- _What this task involves_:
Begin at the first line of the data and copy each line through the one containing "import * as", that line included, with no pictures.

- _Material_:
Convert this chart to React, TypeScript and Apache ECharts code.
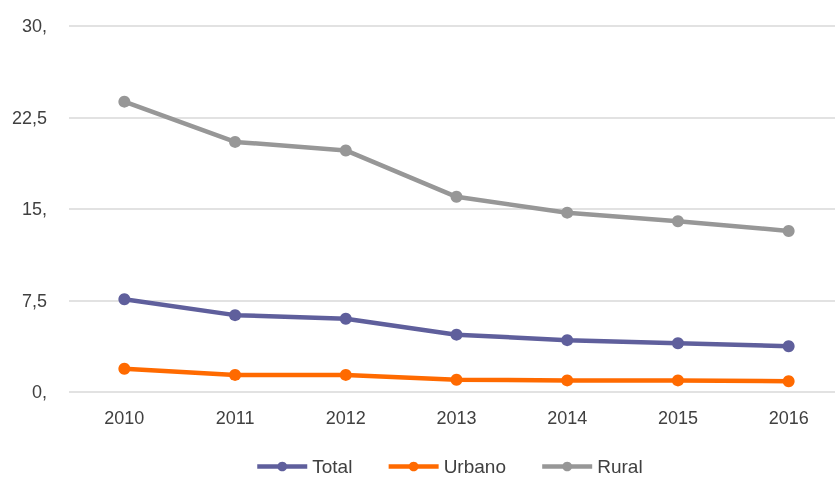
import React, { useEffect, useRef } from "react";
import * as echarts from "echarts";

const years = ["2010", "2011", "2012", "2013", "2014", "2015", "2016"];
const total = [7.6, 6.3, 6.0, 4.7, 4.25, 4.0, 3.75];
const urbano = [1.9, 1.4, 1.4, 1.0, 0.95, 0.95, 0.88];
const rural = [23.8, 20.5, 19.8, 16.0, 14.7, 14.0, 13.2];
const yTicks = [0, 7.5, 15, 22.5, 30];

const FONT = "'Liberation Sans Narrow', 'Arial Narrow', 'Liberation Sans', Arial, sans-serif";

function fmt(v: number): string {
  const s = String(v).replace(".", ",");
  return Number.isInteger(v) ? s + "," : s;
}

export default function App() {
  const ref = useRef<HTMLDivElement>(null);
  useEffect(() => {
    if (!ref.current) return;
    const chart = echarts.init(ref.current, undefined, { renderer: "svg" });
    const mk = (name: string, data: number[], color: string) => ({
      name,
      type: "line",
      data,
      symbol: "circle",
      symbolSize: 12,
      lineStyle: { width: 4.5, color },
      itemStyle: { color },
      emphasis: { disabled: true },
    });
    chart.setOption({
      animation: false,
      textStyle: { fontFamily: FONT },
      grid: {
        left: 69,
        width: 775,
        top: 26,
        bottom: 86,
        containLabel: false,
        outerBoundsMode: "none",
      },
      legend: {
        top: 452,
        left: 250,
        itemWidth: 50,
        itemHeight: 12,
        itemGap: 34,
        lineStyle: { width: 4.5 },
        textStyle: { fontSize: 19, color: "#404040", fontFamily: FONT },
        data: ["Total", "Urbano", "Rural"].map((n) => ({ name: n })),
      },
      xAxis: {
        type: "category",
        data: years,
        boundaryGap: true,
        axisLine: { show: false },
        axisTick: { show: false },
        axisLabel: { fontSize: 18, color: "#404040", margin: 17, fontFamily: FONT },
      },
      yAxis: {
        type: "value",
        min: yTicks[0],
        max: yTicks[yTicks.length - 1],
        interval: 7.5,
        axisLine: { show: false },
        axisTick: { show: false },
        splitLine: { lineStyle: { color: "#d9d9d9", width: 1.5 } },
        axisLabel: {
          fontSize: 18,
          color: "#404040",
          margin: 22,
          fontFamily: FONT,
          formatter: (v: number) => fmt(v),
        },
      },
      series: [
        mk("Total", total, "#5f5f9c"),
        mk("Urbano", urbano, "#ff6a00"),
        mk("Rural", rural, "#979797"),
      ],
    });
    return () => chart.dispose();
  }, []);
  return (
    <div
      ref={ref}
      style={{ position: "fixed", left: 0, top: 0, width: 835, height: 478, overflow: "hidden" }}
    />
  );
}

- _Reply to the exercise_:
Convert this chart to React, TypeScript and Apache ECharts code.
import React, { useEffect, useRef } from "react";
import * as echarts from "echarts";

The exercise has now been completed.